[Data entries]
━━━━━━━━━━━━━━━━━━━━

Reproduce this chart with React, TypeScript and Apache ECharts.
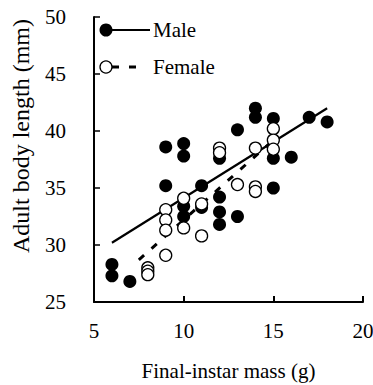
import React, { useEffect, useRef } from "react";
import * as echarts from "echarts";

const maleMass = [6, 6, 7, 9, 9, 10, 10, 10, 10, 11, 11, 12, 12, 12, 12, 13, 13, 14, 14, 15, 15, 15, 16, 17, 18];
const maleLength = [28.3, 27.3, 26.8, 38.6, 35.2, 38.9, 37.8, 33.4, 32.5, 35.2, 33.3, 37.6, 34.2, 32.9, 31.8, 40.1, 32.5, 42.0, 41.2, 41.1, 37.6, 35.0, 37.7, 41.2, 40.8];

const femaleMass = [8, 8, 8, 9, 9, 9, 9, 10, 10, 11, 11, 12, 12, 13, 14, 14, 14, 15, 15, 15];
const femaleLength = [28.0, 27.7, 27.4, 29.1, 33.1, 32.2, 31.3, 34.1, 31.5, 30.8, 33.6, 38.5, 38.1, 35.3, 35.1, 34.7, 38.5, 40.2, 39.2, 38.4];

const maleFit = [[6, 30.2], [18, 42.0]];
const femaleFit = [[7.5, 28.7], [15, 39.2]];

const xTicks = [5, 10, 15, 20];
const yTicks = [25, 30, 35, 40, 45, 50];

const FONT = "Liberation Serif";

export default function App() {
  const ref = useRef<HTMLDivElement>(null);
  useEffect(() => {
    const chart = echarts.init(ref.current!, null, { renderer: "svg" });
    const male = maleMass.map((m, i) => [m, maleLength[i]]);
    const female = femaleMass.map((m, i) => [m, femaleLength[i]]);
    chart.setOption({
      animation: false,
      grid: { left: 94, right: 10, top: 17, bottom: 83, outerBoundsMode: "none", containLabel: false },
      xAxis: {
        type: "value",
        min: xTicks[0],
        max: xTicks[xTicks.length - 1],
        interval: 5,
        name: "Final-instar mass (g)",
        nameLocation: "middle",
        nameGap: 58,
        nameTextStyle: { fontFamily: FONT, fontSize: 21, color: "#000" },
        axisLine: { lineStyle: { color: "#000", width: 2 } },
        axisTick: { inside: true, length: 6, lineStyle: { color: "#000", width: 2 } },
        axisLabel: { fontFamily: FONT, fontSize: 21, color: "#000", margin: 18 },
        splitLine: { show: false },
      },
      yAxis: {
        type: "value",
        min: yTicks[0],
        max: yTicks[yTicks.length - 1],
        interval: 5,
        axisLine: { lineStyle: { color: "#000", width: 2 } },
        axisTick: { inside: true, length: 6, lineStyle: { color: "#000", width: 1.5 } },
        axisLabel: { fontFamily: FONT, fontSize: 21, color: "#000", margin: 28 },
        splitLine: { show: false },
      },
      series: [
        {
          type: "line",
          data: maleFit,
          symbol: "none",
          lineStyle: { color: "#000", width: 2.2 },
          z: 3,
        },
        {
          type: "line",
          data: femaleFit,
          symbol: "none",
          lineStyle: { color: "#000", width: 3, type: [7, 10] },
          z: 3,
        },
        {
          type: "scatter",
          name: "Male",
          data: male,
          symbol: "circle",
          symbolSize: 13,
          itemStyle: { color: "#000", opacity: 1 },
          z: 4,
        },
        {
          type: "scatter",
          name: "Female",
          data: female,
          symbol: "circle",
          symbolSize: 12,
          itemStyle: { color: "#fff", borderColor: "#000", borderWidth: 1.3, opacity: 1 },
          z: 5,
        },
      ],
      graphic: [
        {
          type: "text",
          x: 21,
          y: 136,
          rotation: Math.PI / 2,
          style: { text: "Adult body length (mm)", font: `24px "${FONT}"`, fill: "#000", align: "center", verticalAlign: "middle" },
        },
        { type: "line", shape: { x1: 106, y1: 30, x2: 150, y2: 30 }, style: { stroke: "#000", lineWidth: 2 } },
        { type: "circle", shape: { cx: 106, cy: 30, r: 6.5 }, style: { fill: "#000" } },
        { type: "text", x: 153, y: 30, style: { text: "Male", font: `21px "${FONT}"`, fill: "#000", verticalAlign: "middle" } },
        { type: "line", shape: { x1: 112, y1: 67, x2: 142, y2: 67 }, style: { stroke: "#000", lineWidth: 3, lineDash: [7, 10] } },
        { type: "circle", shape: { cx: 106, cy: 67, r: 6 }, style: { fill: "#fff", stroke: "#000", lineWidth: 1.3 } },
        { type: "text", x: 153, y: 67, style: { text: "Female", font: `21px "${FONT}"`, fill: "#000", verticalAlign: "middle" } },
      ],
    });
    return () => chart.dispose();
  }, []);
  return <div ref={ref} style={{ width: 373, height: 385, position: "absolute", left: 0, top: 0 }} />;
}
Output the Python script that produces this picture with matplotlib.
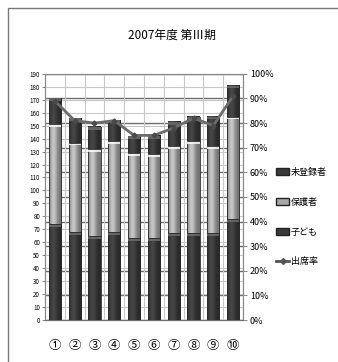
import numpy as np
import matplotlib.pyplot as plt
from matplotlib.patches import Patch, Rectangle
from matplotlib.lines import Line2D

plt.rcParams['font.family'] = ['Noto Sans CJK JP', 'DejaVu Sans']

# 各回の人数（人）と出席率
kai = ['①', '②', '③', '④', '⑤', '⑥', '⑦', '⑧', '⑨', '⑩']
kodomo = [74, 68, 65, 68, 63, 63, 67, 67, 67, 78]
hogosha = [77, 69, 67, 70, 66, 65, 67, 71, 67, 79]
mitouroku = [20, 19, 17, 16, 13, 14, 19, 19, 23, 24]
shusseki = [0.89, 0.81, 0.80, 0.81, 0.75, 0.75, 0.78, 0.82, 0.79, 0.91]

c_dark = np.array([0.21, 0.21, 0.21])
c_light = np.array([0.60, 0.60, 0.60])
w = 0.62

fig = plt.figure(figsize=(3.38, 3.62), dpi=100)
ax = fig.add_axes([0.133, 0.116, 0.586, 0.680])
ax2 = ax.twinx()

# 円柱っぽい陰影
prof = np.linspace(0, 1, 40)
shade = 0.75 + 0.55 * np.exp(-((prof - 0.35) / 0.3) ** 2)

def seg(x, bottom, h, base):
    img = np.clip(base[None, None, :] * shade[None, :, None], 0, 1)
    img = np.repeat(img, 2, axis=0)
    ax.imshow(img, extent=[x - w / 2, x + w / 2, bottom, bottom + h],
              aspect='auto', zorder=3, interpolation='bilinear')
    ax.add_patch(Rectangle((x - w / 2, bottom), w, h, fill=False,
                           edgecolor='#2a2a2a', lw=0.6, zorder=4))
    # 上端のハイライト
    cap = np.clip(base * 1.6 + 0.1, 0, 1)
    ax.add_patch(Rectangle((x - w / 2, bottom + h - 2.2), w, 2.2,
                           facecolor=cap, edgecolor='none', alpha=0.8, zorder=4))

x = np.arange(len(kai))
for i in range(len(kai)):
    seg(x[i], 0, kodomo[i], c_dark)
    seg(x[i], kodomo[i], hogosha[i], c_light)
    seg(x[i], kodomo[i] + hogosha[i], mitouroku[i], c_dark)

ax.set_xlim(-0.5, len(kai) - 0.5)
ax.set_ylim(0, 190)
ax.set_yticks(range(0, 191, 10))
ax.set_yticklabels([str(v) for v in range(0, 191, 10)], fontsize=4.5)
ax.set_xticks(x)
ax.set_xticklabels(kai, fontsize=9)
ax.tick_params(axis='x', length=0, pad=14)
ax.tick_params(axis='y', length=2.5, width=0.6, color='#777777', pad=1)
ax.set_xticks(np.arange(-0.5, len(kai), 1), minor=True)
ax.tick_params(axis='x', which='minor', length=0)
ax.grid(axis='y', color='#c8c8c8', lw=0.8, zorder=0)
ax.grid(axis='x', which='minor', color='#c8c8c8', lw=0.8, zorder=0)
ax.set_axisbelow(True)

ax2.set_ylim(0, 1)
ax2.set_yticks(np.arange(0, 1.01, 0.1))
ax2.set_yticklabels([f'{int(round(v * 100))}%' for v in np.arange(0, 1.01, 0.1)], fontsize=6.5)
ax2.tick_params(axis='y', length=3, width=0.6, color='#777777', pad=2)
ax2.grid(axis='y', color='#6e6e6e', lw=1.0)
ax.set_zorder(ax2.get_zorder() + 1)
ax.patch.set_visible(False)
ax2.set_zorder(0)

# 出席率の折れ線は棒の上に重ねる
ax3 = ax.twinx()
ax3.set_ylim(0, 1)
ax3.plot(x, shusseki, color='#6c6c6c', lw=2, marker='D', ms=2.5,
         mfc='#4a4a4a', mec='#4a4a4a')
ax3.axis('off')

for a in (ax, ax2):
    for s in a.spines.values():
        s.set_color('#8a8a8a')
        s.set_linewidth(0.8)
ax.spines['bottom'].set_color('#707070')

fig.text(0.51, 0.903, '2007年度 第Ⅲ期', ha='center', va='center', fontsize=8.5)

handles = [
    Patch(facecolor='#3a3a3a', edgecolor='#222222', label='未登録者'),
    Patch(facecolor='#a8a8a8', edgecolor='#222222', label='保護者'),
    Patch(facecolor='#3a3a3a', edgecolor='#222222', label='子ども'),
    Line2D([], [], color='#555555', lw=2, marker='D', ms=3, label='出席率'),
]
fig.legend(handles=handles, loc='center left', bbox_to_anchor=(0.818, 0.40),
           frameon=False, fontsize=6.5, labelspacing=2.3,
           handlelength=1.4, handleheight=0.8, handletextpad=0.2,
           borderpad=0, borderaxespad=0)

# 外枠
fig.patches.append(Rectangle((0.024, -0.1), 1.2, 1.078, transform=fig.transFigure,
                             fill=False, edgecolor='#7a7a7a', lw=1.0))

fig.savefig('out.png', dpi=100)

━━━━━━━━━━━━━━━━━━━━

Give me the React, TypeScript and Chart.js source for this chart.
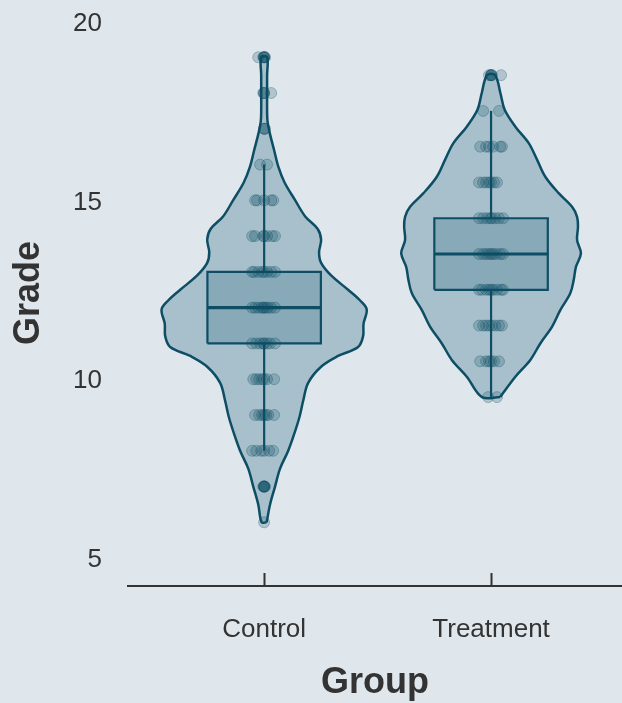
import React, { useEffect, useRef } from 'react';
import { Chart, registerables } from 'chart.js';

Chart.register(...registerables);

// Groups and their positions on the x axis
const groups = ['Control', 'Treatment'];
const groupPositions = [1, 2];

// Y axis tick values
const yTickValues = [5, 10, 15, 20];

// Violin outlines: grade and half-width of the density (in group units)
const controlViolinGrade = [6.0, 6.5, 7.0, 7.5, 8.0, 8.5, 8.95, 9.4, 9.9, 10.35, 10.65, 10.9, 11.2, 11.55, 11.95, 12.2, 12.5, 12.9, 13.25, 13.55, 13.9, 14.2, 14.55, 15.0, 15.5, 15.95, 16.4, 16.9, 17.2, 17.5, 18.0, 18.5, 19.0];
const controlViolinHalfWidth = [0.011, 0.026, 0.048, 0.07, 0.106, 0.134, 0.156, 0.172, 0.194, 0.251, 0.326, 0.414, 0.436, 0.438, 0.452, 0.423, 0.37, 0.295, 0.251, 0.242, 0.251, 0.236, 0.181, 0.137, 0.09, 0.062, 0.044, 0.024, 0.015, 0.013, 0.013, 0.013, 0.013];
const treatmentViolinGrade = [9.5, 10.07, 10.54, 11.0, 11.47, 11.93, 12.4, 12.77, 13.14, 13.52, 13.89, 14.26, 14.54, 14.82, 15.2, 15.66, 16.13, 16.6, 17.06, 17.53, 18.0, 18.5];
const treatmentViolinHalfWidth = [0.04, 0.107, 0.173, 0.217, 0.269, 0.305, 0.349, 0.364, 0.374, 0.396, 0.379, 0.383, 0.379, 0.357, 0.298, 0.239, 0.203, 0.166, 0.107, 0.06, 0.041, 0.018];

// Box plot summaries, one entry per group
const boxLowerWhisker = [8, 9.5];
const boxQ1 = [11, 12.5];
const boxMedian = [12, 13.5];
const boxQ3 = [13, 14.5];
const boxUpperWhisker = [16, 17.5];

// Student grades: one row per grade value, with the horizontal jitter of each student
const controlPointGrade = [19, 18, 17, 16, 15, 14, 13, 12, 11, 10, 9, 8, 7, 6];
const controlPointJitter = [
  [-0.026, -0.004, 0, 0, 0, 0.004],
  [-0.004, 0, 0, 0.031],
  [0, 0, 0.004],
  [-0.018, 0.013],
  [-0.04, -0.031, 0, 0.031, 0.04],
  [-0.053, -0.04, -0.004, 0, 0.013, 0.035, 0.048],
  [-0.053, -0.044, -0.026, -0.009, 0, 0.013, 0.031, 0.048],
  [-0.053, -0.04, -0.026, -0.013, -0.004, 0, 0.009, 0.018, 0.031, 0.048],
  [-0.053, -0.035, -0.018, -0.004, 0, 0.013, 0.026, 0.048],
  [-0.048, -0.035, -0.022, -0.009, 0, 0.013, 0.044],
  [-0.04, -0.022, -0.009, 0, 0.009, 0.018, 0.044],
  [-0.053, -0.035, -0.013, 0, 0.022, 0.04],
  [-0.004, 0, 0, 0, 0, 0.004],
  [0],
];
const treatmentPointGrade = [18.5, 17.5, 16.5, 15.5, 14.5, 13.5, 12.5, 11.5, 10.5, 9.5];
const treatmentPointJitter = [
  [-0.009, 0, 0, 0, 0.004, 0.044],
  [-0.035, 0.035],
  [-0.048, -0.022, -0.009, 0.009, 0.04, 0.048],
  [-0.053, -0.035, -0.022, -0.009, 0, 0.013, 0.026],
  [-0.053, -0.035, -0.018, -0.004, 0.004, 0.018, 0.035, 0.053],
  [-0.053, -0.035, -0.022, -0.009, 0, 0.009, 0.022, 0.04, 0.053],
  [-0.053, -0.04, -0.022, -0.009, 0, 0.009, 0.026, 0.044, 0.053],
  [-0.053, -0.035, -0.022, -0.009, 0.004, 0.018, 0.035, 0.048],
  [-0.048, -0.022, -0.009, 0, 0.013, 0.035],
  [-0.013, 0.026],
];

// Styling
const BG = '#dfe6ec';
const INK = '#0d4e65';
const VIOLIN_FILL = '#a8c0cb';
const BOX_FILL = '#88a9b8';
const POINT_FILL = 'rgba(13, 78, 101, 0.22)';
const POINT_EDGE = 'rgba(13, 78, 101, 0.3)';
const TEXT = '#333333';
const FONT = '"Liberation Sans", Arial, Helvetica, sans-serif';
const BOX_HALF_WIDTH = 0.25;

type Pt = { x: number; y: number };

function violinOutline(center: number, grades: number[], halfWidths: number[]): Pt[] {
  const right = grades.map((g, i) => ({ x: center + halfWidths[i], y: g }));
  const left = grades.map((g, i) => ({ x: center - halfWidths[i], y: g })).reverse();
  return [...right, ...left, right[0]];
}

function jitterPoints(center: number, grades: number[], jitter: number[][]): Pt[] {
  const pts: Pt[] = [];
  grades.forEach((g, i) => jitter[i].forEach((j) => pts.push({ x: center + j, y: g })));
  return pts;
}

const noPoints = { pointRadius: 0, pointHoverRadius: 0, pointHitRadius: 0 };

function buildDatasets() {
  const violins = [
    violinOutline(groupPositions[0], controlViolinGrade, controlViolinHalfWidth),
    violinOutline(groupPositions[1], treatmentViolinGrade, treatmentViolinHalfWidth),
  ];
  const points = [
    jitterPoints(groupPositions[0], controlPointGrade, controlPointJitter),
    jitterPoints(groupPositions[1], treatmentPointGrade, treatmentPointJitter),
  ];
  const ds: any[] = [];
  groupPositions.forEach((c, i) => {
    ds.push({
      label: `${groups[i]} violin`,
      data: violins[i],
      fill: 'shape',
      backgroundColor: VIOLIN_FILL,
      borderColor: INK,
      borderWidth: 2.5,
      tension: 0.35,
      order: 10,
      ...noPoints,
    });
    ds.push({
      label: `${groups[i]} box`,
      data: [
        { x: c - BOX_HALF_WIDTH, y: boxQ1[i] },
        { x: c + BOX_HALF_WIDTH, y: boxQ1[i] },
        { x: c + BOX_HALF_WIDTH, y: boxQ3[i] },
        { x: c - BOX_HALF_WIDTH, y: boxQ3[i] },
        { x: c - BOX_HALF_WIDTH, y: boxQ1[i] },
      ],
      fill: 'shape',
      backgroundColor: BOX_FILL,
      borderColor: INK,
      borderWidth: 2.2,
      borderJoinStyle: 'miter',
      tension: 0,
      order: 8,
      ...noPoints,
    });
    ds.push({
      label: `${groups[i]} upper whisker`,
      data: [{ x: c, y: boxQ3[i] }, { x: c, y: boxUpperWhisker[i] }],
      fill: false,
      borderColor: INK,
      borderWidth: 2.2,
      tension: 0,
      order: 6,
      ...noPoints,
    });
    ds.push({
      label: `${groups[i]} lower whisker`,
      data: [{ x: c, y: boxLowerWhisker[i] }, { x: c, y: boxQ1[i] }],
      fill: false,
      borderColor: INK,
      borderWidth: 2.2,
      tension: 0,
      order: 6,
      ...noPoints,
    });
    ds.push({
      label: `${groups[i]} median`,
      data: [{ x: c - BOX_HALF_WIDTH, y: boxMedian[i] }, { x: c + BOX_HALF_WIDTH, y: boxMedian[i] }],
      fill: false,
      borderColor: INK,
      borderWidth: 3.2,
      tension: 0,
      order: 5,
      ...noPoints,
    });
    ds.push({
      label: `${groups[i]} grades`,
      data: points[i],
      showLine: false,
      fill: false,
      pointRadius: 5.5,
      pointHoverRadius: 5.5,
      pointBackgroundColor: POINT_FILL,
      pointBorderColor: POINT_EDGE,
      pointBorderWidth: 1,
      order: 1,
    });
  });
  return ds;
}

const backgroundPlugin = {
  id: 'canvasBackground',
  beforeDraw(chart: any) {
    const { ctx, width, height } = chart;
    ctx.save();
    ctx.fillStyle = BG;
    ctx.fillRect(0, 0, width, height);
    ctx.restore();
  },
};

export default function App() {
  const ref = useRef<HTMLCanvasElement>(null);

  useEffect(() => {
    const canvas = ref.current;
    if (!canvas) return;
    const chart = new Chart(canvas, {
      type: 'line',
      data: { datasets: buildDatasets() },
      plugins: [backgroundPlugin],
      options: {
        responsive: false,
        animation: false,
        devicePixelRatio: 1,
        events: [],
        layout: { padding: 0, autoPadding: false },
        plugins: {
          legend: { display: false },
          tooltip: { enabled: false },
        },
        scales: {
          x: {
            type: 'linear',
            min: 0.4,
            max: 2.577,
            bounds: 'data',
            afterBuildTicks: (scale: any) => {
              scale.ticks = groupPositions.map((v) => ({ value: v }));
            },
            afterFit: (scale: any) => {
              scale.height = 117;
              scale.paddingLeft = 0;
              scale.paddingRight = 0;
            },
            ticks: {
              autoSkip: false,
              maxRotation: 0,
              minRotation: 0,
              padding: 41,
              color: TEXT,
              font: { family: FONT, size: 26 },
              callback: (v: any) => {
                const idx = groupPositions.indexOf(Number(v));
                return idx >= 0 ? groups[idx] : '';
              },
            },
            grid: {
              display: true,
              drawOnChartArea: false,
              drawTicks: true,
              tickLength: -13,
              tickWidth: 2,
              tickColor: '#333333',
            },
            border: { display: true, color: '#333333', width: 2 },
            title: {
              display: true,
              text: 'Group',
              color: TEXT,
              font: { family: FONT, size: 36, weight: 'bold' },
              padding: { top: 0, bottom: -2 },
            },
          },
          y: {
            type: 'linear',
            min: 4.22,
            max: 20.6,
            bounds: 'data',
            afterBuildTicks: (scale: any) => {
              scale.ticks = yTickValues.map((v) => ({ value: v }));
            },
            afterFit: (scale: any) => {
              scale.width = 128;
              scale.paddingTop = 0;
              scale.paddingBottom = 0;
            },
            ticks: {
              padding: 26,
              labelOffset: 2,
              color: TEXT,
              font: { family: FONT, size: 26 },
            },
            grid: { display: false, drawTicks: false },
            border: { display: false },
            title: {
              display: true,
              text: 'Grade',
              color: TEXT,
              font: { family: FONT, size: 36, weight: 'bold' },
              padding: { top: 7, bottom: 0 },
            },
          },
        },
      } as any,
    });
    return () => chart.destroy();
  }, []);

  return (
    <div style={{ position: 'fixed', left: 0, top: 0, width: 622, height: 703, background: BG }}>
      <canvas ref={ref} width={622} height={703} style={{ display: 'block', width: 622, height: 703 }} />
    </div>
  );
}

━━━━━━━━━━━━━━━━━━━━

*What the exercise asks*. Look above for the line with "Reproduce this chart" and the line with "const femaleFit = [[7.5, 28.7], [15, 39.2]];", then copy exactly the lines from the first through the second, both kept, with no pictures.

*The response*.
Reproduce this chart with React, TypeScript and Apache ECharts.
import React, { useEffect, useRef } from "react";
import * as echarts from "echarts";

const maleMass = [6, 6, 7, 9, 9, 10, 10, 10, 10, 11, 11, 12, 12, 12, 12, 13, 13, 14, 14, 15, 15, 15, 16, 17, 18];
const maleLength = [28.3, 27.3, 26.8, 38.6, 35.2, 38.9, 37.8, 33.4, 32.5, 35.2, 33.3, 37.6, 34.2, 32.9, 31.8, 40.1, 32.5, 42.0, 41.2, 41.1, 37.6, 35.0, 37.7, 41.2, 40.8];

const femaleMass = [8, 8, 8, 9, 9, 9, 9, 10, 10, 11, 11, 12, 12, 13, 14, 14, 14, 15, 15, 15];
const femaleLength = [28.0, 27.7, 27.4, 29.1, 33.1, 32.2, 31.3, 34.1, 31.5, 30.8, 33.6, 38.5, 38.1, 35.3, 35.1, 34.7, 38.5, 40.2, 39.2, 38.4];

const maleFit = [[6, 30.2], [18, 42.0]];
const femaleFit = [[7.5, 28.7], [15, 39.2]];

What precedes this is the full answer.